## [Problem to solve]
Repeat the line that contains "Emit a Python", the line that contains "ax2.set_xlim(-0.5, len(months) - 0.5)", and all lines between them, exactly and with no other lines.

## [Extracted data]
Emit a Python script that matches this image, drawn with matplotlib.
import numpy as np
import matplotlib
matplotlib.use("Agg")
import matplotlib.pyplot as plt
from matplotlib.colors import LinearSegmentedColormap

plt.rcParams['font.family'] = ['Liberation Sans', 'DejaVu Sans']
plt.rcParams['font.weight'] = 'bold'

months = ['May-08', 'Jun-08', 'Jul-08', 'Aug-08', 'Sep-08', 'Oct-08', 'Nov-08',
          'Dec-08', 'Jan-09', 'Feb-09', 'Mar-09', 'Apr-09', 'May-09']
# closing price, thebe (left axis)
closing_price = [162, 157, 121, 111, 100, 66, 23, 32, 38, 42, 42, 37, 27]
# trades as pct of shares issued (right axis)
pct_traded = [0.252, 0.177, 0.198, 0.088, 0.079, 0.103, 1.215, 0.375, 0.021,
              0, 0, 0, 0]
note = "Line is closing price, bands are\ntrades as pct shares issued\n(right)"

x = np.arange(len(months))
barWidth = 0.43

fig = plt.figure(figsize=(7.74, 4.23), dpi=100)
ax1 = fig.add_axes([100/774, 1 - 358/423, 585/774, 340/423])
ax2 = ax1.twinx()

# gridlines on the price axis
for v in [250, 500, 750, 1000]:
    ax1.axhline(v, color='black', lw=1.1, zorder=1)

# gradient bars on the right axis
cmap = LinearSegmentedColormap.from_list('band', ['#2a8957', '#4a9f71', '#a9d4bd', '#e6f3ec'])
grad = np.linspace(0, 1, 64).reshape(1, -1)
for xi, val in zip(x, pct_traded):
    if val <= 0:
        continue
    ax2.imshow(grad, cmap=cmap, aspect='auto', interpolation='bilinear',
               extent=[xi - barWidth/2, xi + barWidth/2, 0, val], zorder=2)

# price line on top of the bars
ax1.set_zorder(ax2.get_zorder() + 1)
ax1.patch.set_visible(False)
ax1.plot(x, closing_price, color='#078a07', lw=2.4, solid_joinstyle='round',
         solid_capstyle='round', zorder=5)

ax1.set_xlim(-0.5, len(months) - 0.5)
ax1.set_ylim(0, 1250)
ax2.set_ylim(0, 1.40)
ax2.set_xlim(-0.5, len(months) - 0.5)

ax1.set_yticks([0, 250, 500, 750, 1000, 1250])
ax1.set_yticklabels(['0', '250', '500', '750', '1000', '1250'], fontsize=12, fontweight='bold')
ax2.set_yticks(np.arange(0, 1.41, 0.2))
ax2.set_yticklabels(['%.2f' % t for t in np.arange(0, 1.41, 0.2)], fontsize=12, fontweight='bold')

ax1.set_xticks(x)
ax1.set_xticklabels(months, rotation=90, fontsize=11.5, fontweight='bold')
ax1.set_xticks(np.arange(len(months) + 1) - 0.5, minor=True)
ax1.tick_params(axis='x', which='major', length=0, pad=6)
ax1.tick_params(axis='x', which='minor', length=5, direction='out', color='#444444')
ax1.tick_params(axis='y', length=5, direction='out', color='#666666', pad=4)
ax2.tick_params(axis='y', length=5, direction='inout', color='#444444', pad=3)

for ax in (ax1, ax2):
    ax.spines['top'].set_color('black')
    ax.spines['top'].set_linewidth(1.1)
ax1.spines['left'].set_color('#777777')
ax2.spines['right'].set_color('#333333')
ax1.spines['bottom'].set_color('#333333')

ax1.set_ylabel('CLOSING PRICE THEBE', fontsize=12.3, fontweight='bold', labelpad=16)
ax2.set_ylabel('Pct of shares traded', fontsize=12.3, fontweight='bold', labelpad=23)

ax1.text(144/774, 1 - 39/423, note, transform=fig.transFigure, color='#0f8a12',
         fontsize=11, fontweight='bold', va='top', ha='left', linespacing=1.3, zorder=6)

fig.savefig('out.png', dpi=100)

* * *

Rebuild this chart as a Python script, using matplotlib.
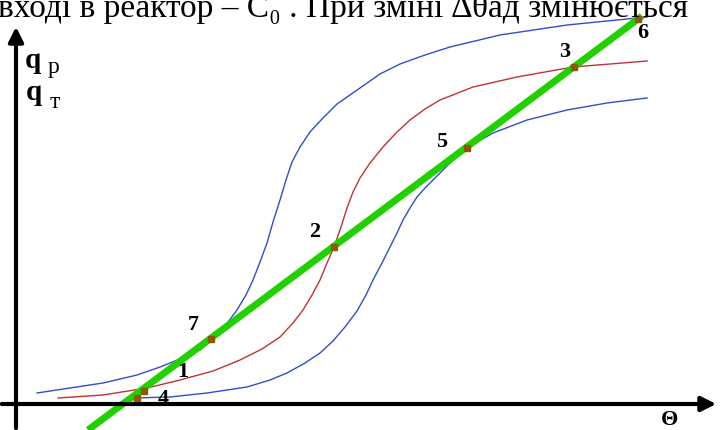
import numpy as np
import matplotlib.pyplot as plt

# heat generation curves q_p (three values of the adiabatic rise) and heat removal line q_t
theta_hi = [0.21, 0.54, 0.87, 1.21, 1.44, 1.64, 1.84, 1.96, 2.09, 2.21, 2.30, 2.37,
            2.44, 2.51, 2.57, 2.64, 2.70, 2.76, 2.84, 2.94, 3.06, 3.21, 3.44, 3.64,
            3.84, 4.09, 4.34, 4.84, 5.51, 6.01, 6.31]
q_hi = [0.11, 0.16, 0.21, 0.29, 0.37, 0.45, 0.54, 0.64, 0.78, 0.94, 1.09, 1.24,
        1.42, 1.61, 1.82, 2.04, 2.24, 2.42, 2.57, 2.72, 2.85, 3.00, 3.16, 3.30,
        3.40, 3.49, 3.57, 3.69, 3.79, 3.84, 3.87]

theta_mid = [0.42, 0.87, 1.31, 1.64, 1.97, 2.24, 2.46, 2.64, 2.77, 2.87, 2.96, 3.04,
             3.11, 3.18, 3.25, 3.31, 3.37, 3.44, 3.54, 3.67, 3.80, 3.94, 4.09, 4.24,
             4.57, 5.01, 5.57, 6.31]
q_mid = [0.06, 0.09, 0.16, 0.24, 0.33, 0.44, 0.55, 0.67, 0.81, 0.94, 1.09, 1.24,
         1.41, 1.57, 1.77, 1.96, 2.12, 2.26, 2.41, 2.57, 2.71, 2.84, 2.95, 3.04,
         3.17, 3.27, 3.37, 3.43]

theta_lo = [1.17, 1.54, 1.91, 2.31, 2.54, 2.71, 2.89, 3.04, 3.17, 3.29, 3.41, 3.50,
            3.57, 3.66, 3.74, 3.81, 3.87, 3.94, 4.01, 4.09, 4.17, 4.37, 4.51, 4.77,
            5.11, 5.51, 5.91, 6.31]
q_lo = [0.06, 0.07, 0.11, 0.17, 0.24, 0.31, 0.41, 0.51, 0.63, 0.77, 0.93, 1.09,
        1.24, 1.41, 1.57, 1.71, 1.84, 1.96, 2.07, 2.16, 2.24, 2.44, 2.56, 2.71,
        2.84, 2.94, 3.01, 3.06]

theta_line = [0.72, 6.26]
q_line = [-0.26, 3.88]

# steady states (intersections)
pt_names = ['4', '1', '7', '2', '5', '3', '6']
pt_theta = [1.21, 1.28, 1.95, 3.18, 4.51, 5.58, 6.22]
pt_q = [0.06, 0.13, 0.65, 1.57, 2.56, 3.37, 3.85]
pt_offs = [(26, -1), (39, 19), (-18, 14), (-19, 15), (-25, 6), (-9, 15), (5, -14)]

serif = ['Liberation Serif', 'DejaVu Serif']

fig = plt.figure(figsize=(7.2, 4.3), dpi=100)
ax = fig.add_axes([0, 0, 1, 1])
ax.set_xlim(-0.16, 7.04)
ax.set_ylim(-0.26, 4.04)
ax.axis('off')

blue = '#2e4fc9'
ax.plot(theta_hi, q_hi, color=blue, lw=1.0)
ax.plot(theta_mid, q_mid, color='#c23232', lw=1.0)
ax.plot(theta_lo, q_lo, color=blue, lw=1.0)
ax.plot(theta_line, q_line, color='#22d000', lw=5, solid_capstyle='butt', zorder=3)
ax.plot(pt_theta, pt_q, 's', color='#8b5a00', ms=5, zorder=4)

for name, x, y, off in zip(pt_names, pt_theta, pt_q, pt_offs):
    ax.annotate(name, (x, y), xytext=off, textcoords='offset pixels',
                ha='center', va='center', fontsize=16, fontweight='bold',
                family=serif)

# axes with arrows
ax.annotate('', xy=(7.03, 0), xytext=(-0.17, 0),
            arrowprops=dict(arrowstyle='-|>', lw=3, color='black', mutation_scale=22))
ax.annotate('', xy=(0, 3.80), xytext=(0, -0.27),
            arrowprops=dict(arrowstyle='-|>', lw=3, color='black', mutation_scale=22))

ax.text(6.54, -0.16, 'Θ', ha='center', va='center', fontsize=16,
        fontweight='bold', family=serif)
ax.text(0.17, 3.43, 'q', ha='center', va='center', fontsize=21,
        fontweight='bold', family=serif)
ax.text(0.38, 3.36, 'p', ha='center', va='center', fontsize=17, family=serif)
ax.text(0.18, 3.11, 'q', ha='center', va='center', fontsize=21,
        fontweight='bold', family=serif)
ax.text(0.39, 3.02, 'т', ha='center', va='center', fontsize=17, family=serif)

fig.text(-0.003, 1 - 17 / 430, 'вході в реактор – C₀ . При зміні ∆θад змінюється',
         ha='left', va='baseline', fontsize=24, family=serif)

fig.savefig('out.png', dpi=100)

...

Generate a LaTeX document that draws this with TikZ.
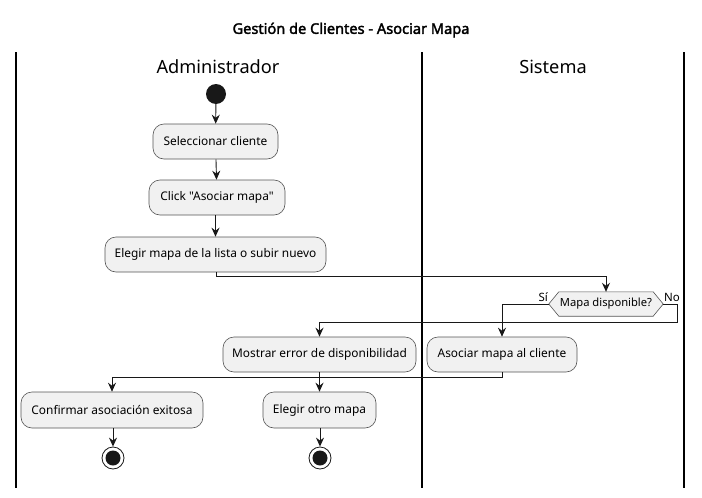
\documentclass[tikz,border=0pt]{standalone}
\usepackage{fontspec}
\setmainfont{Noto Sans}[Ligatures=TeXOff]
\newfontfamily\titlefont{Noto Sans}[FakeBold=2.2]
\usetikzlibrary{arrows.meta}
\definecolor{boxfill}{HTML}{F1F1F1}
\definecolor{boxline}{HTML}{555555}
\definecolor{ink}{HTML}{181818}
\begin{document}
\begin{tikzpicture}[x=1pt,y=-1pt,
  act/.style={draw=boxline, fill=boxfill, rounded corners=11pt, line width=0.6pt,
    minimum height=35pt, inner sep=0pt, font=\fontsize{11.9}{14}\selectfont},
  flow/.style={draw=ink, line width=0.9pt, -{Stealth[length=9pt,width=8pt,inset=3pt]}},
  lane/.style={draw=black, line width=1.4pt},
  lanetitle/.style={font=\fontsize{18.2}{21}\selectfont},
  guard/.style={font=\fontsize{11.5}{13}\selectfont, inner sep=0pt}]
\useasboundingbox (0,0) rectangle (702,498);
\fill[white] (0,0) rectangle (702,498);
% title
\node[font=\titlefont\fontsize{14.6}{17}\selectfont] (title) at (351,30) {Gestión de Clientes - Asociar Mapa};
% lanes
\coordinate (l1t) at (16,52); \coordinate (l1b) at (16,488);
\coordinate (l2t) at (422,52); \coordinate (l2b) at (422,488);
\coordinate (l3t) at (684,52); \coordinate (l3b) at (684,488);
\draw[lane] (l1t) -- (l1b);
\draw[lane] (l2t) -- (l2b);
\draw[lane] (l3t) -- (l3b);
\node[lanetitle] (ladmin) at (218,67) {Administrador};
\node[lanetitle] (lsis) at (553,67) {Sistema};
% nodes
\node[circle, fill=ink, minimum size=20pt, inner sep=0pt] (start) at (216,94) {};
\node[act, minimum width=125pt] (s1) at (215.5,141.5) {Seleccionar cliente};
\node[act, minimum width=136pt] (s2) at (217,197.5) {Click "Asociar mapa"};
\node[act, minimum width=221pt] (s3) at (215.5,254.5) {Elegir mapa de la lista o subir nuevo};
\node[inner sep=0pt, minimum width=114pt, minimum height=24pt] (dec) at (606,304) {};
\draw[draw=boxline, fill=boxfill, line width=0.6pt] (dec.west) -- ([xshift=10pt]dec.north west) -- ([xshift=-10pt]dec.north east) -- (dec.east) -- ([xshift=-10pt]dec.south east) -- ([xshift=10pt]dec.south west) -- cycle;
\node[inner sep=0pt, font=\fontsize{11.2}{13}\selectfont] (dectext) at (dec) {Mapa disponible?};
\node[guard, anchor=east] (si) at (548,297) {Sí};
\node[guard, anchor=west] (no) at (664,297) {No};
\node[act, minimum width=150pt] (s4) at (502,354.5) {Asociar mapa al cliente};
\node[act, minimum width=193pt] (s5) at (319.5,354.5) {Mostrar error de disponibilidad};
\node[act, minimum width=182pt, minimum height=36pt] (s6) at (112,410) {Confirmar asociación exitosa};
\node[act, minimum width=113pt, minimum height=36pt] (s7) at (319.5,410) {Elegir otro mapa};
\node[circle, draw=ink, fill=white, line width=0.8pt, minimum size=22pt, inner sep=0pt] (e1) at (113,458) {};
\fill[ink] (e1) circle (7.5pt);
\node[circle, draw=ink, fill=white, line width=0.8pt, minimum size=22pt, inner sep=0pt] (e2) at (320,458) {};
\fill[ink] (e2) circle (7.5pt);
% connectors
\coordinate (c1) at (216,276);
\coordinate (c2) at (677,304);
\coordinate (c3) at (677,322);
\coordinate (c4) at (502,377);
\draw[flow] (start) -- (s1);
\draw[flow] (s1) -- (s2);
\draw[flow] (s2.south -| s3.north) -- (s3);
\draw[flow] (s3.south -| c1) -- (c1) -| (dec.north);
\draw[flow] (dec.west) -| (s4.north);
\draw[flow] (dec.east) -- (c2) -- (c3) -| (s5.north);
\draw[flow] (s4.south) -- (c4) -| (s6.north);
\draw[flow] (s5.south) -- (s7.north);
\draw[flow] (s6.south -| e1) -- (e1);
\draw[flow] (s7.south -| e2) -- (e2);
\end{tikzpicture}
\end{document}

## [Solution for this task]
Emit a Python script that matches this image, drawn with matplotlib.
import numpy as np
import matplotlib
matplotlib.use("Agg")
import matplotlib.pyplot as plt
from matplotlib.colors import LinearSegmentedColormap

plt.rcParams['font.family'] = ['Liberation Sans', 'DejaVu Sans']
plt.rcParams['font.weight'] = 'bold'

months = ['May-08', 'Jun-08', 'Jul-08', 'Aug-08', 'Sep-08', 'Oct-08', 'Nov-08',
          'Dec-08', 'Jan-09', 'Feb-09', 'Mar-09', 'Apr-09', 'May-09']
# closing price, thebe (left axis)
closing_price = [162, 157, 121, 111, 100, 66, 23, 32, 38, 42, 42, 37, 27]
# trades as pct of shares issued (right axis)
pct_traded = [0.252, 0.177, 0.198, 0.088, 0.079, 0.103, 1.215, 0.375, 0.021,
              0, 0, 0, 0]
note = "Line is closing price, bands are\ntrades as pct shares issued\n(right)"

x = np.arange(len(months))
barWidth = 0.43

fig = plt.figure(figsize=(7.74, 4.23), dpi=100)
ax1 = fig.add_axes([100/774, 1 - 358/423, 585/774, 340/423])
ax2 = ax1.twinx()

# gridlines on the price axis
for v in [250, 500, 750, 1000]:
    ax1.axhline(v, color='black', lw=1.1, zorder=1)

# gradient bars on the right axis
cmap = LinearSegmentedColormap.from_list('band', ['#2a8957', '#4a9f71', '#a9d4bd', '#e6f3ec'])
grad = np.linspace(0, 1, 64).reshape(1, -1)
for xi, val in zip(x, pct_traded):
    if val <= 0:
        continue
    ax2.imshow(grad, cmap=cmap, aspect='auto', interpolation='bilinear',
               extent=[xi - barWidth/2, xi + barWidth/2, 0, val], zorder=2)

# price line on top of the bars
ax1.set_zorder(ax2.get_zorder() + 1)
ax1.patch.set_visible(False)
ax1.plot(x, closing_price, color='#078a07', lw=2.4, solid_joinstyle='round',
         solid_capstyle='round', zorder=5)

ax1.set_xlim(-0.5, len(months) - 0.5)
ax1.set_ylim(0, 1250)
ax2.set_ylim(0, 1.40)
ax2.set_xlim(-0.5, len(months) - 0.5)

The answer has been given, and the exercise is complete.